The new Islamist regime is reluctant to sell oil to the U.S. and European markets, preferring to sell to China and the Far East. Eventually, Saudi Arabia starts producing oil again at a reduced level of 4 mbd to 5 mbd, similar to Iran’s oil production after the fall of the Shah and the rise of Ayatollah Khomeini. If Saudi production fails to recover fully and global demand for oil keeps prices high, other oil-producing countries eventually fill the demand. They include suppliers that use new sources and technologies, such as Canadian oil sands, U.S. oil shale, and so forth.[4]

Saudi Revolution: The Economic Impacts

The Saudi Kingdom is the largest oil producer in the world—occasionally surpassed by Russia—and essentially dominates the oil market due to its large excess production capacity, which it can ramp up to 12 mbd. A prolonged and massive disruption of Saudi oil production would significantly affect global energy markets and economic activity. However, for this economic analysis we look only at the effects on the United States. The impact in Asia, a principal customer of Saudi oil, would likely be much worse. It is difficult to calculate the magnitude of the panic in the global capital market that such a scenario would cause.

We modeled total cessation of Saudi oil production, an 8.4 million-barrels-per-day reduction, for one year followed by a two-year recovery. For the purpose of this exercise, we optimistically assumed that repairing destroyed and damaged facilities and gradually restoring oil exports to the previous level would take approximately two years. In reality, the repairs and production recovery could take much longer.
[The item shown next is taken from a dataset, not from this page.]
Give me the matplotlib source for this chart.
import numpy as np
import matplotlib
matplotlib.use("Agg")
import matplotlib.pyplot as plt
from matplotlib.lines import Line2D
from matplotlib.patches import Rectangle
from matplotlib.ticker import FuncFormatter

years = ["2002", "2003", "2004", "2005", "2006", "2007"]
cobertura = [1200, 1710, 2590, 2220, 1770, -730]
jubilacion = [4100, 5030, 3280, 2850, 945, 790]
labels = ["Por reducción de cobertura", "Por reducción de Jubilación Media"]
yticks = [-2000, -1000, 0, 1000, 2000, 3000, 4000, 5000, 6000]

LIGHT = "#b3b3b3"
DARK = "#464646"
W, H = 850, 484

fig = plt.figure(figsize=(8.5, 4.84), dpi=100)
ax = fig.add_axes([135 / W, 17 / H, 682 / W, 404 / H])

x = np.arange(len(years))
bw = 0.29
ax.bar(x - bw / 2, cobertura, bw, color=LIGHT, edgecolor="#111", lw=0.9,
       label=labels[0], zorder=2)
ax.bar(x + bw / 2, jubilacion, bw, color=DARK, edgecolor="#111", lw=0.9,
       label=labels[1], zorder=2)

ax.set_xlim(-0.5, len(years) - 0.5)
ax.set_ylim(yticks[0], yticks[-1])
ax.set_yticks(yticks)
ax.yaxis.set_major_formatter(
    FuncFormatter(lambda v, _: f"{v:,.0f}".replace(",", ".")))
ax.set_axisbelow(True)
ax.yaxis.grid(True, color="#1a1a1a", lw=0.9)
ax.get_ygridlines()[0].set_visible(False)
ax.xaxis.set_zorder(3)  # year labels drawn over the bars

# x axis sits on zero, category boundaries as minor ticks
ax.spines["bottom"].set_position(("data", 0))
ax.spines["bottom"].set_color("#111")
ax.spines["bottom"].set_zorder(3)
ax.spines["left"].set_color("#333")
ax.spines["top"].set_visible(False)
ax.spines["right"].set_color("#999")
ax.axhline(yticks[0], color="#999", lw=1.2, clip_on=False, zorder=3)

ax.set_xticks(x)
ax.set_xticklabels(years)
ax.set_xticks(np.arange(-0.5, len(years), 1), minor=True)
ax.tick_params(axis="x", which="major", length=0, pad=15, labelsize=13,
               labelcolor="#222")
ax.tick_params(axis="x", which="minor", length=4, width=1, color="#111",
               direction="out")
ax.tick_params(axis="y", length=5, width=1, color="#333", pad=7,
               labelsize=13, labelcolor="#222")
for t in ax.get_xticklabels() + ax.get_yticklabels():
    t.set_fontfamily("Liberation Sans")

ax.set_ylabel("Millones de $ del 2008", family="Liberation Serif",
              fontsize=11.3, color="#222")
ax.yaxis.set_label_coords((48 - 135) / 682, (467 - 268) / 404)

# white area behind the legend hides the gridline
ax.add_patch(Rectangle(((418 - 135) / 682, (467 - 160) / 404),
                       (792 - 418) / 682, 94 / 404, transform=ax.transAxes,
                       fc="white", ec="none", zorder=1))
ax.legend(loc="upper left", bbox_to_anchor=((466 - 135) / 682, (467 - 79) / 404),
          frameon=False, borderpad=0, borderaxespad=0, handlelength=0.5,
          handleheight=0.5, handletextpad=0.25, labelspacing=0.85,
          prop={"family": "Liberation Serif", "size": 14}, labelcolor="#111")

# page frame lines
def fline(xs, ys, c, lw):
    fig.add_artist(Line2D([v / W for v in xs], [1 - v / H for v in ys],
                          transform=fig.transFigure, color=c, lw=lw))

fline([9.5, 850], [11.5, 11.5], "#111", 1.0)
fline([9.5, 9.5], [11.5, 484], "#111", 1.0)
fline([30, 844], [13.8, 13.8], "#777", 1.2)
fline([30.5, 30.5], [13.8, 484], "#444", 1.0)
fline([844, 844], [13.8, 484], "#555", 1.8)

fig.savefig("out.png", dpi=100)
Even though withdrawals from strategic petroleum reserves (SPRs)—emergency oil stores in the U.S. and Europe and to a lesser degree in China and Japan—start immediately, SPRs cannot compensate for such a massive disruption. We would expect to see the following impacts over the three-year course of production loss and recovery:

  • Gasoline prices jump to more than $6.50 per gallon,
  • Petroleum prices jump from $100 per barrel to more than $220 per barrel,
  • Employment losses exceed 1.5 million jobs, and
  • Gross domestic product (GDP) drops by nearly $450 billion.

Daily withdrawal of 3 mbd from the strategic petroleum reserves—half from the U.S. reserve and half from other countries as coordinated through the International Energy Agency (IEA)—would offset barely one-third of the lost Saudi production in the first quarter. These combined SPR withdrawals would drop to 2 mbd in the second quarter, 1 mbd for the third quarter, and 0.5 mbd for the fourth quarter.
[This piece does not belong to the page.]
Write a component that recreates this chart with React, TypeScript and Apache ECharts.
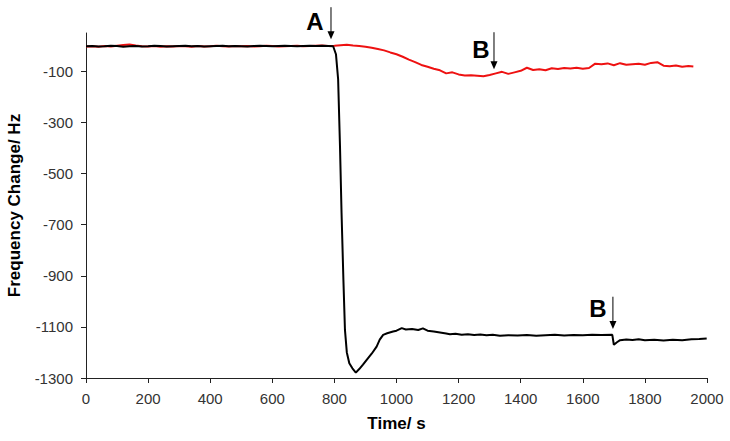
import React, { useEffect, useRef } from "react";
import * as echarts from "echarts";

// Time (s) / frequency change (Hz) for the black trace
const blackTime = [0,20,40,60,80,100,120,140,160,180,200,220,240,260,280,300,320,340,360,380,400,420,440,460,480,500,520,540,560,580,600,620,640,660,680,700,720,740,760,780,796,805,812,818,823,829,834,840,848,858,869,880,892,904,920,936,946,957,970,989,1000,1017,1030,1050,1070,1085,1100,1120,1140,1160,1172,1190,1210,1230,1250,1270,1290,1310,1333,1360,1390,1420,1450,1480,1510,1540,1570,1600,1630,1660,1695,1700,1710,1720,1740,1760,1780,1800,1830,1860,1890,1920,1950,1975,1999];
const blackValue = [-2,-1,-3,-2,0,-1,-4,-2,-1,-3,-2,0,-1,-3,-2,-1,0,-2,-1,-3,-2,-1,0,-2,-1,-2,-3,-1,0,-1,-2,-1,0,-1,-2,-1,0,-1,0,-1,-2,-33,-131,-393,-653,-916,-1112,-1200,-1242,-1262,-1279,-1265,-1248,-1229,-1205,-1177,-1150,-1131,-1125,-1118,-1115,-1105,-1110,-1108,-1112,-1106,-1115,-1118,-1122,-1126,-1129,-1127,-1131,-1129,-1132,-1130,-1133,-1131,-1135,-1133,-1134,-1132,-1135,-1133,-1131,-1134,-1132,-1133,-1131,-1132,-1131,-1170,-1160,-1152,-1149,-1151,-1148,-1152,-1150,-1153,-1150,-1152,-1148,-1147,-1145];

// Time (s) / frequency change (Hz) for the red trace
const redTime = [0,20,40,60,80,100,120,140,160,180,200,220,240,260,280,300,320,340,360,380,400,420,440,460,480,500,520,540,560,580,600,620,640,660,680,700,720,740,760,780,800,820,840,860,880,900,920,940,960,980,1000,1020,1040,1060,1080,1100,1120,1140,1160,1180,1200,1220,1240,1260,1280,1300,1320,1340,1360,1380,1400,1420,1440,1460,1480,1500,1520,1540,1560,1580,1600,1620,1640,1660,1680,1700,1720,1740,1760,1780,1800,1820,1840,1860,1880,1900,1920,1940,1956];
const redValue = [-3,-2,-4,-1,-3,0,3,5,1,-2,-3,-1,-4,-2,-3,-1,-2,-4,-1,-3,-2,0,-2,-3,-1,-2,-1,-3,-2,0,-1,-3,-2,-1,0,-2,-1,0,1,-1,0,2,4,1,-1,-4,-8,-13,-18,-26,-33,-43,-54,-64,-75,-82,-90,-96,-108,-104,-112,-116,-115,-117,-119,-114,-108,-102,-110,-104,-98,-86,-95,-92,-96,-88,-91,-87,-89,-86,-90,-87,-70,-72,-69,-76,-68,-74,-72,-70,-74,-67,-64,-78,-80,-77,-82,-79,-81];

const yTickLabels = [-1300, -1100, -900, -700, -500, -300, -100];
const xTickLabels = [0, 200, 400, 600, 800, 1000, 1200, 1400, 1600, 1800, 2000];

// Annotations in data units: label text and centre, arrow x, arrow top and tip
const annotations = [
  { text: "A", lx: 737, ly: 96, ax: 789, top: 151, tip: 26 },
  { text: "B", lx: 1272, ly: -14, ax: 1314, top: 53, tip: -92 },
  { text: "B", lx: 1649, ly: -1029, ax: 1697, top: -982, tip: -1108 },
];

const font = "Arial, 'Liberation Sans', sans-serif";

export default function App() {
  const ref = useRef<HTMLDivElement>(null);
  useEffect(() => {
    if (!ref.current) return;
    const chart = echarts.init(ref.current, undefined, { renderer: "svg" });
    chart.setOption({
      animation: false,
      backgroundColor: "#fff",
      grid: { left: 86, right: 23, top: 33, bottom: 63, outerBoundsMode: "none", containLabel: false },
      xAxis: {
        type: "value",
        min: 0,
        max: 2000,
        interval: 200,
        name: "Time/ s",
        nameLocation: "middle",
        nameGap: 37,
        nameTextStyle: { fontFamily: font, fontWeight: "bold", fontSize: 17, color: "#000" },
        axisLine: { onZero: false, lineStyle: { color: "#222", width: 1 } },
        axisTick: { show: true, length: 5, lineStyle: { color: "#222" }, customValues: xTickLabels },
        axisLabel: {
          fontFamily: font, fontSize: 15, color: "#333", margin: 13,
          customValues: xTickLabels, formatter: (v: number) => String(v),
        },
        splitLine: { show: false },
      },
      yAxis: {
        type: "value",
        min: -1300,
        max: 50,
        interval: 200,
        name: "Frequency Change/ Hz",
        nameLocation: "middle",
        nameGap: 63,
        nameTextStyle: { fontFamily: font, fontWeight: "bold", fontSize: 17, color: "#000" },
        axisLine: { show: true, onZero: false, lineStyle: { color: "#222", width: 1 } },
        axisTick: { show: true, length: 5, lineStyle: { color: "#222" }, customValues: yTickLabels },
        axisLabel: {
          fontFamily: font, fontSize: 15, color: "#333", margin: 13,
          customValues: yTickLabels, formatter: (v: number) => String(v),
        },
        splitLine: { show: false },
      },
      series: [
        {
          type: "line",
          name: "red",
          data: redTime.map((t, i) => [t, redValue[i]]),
          showSymbol: false,
          lineStyle: { color: "#ee1111", width: 2 },
          itemStyle: { color: "#ee1111" },
          z: 2,
        },
        {
          type: "line",
          name: "black",
          data: blackTime.map((t, i) => [t, blackValue[i]]),
          showSymbol: false,
          lineStyle: { color: "#000", width: 2 },
          itemStyle: { color: "#000" },
          z: 3,
        },
      ],
    });

    const graphic: any[] = [];
    annotations.forEach((a) => {
      const lp = chart.convertToPixel({ gridIndex: 0 }, [a.lx, a.ly]) as number[];
      const top = chart.convertToPixel({ gridIndex: 0 }, [a.ax, a.top]) as number[];
      const tip = chart.convertToPixel({ gridIndex: 0 }, [a.ax, a.tip]) as number[];
      graphic.push({
        type: "text",
        x: lp[0],
        y: lp[1],
        z: 10,
        style: {
          text: a.text,
          fontFamily: font,
          fontWeight: "bold",
          fontSize: 24,
          fill: "#000",
          align: "center",
          verticalAlign: "middle",
        },
      });
      graphic.push({
        type: "line",
        z: 10,
        shape: { x1: top[0], y1: top[1], x2: tip[0], y2: tip[1] - 6 },
        style: { stroke: "#000", lineWidth: 1 },
      });
      graphic.push({
        type: "polygon",
        z: 10,
        shape: { points: [[tip[0] - 3.5, tip[1] - 8], [tip[0] + 3.5, tip[1] - 8], [tip[0], tip[1]]] },
        style: { fill: "#000" },
      });
    });
    chart.setOption({ graphic });

    return () => chart.dispose();
  }, []);
  return (
    <div
      ref={ref}
      style={{ position: "fixed", left: 0, top: 0, width: 730, height: 441, background: "#fff" }}
    />
  );
}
Saudi production recovers to an average of 2.8 mbd in the second year and 5.6 mbd in the third year. It fully recovers by the fourth year, and petroleum and gasoline prices return to the baseline. However, the initial shock of the net loss of 5.4 mbd in the petroleum market has a corresponding impact on the U.S. economy with the greatest impacts occurring in the first two years.
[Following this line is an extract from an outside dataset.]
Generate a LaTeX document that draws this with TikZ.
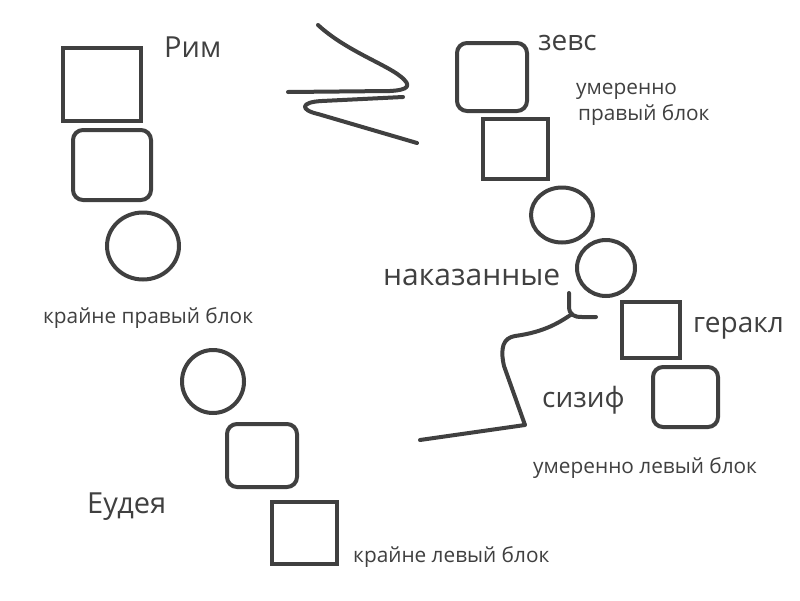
\documentclass[tikz,border=0pt]{standalone}
\usepackage{fontspec}
\setmainfont{Open Sans}
\usetikzlibrary{shapes.geometric}
\definecolor{ink}{HTML}{404040}
\tikzset{
  box/.style n args={2}{draw=ink, line width=4pt, minimum width=#1, minimum height=#2, inner sep=0pt},
  rbox/.style n args={2}{draw=ink, line width=4pt, rounded corners=10pt, minimum width=#1, minimum height=#2, inner sep=0pt},
  oval/.style n args={2}{draw=ink, line width=4pt, ellipse, minimum width=#1, minimum height=#2, inner sep=0pt},
  big/.style={text=ink, anchor=base west, inner sep=0pt, font=\fontsize{28}{32}\selectfont},
  small/.style={text=ink, anchor=base west, inner sep=0pt, font=\fontsize{20.8}{24}\selectfont},
  stroke/.style={draw=ink, line width=4pt, line cap=round, line join=round}
}
\begin{document}
\begin{tikzpicture}[x=1pt,y=-1pt]
\useasboundingbox[fill=white] (0,0) rectangle (800,600);
% left column
\node[box={78pt}{73pt}] (r1) at (102,84.5) {};
\node[rbox={78pt}{70pt}] (r2) at (112,165) {};
\node[oval={72pt}{67pt}] (r3) at (143,246) {};
\node[big, font=\fontsize{29}{33}\selectfont] (rim) at (164,57) {Рим};
\node[small] (krp) at (43,323) {крайне правый блок};
% lower left
\node[oval={62pt}{63pt}] (l1) at (213,381.5) {};
\node[rbox={70pt}{63pt}] (l2) at (262,455.5) {};
\node[box={65pt}{62pt}] (l3) at (304.5,533) {};
\node[big, font=\fontsize{29}{33}\selectfont] (eud) at (87,513) {Еудея};
\node[small] (klb) at (353,562) {крайне левый блок};
% right column
\node[rbox={70pt}{68pt}] (z1) at (492,77) {};
\node[box={65pt}{60pt}] (z2) at (515.5,149) {};
\node[oval={62pt}{55pt}] (z3) at (562,215) {};
\node[oval={58pt}{56pt}] (z4) at (606,268) {};
\node[box={58pt}{56pt}] (g1) at (651,330) {};
\node[rbox={65pt}{60pt}] (s1) at (685.5,397) {};
\node[big] (zevs) at (538,50) {зевс};
\node[small] (upb1) at (576,94) {умеренно};
\node[small] (upb2) at (578,120) {правый блок};
\node[big, font=\fontsize{30}{34}\selectfont] (nak) at (383,285) {наказанные};
\node[big] (ger) at (693,332) {геракл};
\node[big] (siz) at (542,407) {сизиф};
\node[small] (ulb) at (533,473) {умеренно левый блок};
% squiggle
\coordinate (q1) at (318,25);
\coordinate (q2) at (288,92);
\coordinate (q3) at (403,97);
\coordinate (q4) at (417,143);
\draw[stroke] (q1) .. controls (345,50) and (385,64) .. (400,76)
  .. controls (413,86) and (408,90) .. (390,91) -- (q2);
\draw[stroke] (q3) -- (322,101) .. controls (300,102) and (300,110) .. (318,114) -- (q4);
% bracket
\coordinate (b1) at (569,293);
\coordinate (b2) at (596,317);
\coordinate (bj) at (572,314);
\coordinate (b3) at (420,440);
\draw[stroke] (b1) -- (569,306) .. controls (569,315) and (574,317) .. (582,317) -- (b2);
\draw[stroke] (bj) .. controls (560,322) and (545,332) .. (515,336)
  .. controls (503,338) and (500,348) .. (504,366) -- (525,425) -- (b3);
\end{tikzpicture}
\end{document}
Over the first two years, U.S. GDP loses $214 billion per year. Employment averages 1.1 million jobs below the baseline, bottoming out at more than 1.5 million lost jobs in the second quarter of the second year. Petroleum prices rise more than 120 percent in the first quarter to more than $220 per barrel. At the end of the second year, petroleum prices are still 45 percent above the baseline at $138 per barrel. The gasoline price immediately rises to over $6.50 per gallon. Although it moderates as the economy adjusts to the shock, it is still 28 percent above the baseline at the end of the second year. For the entire three-year period of loss and recovery, employment averages 900,000 fewer jobs and GDP losses total nearly $450 billion, an average loss of $150 billion per year.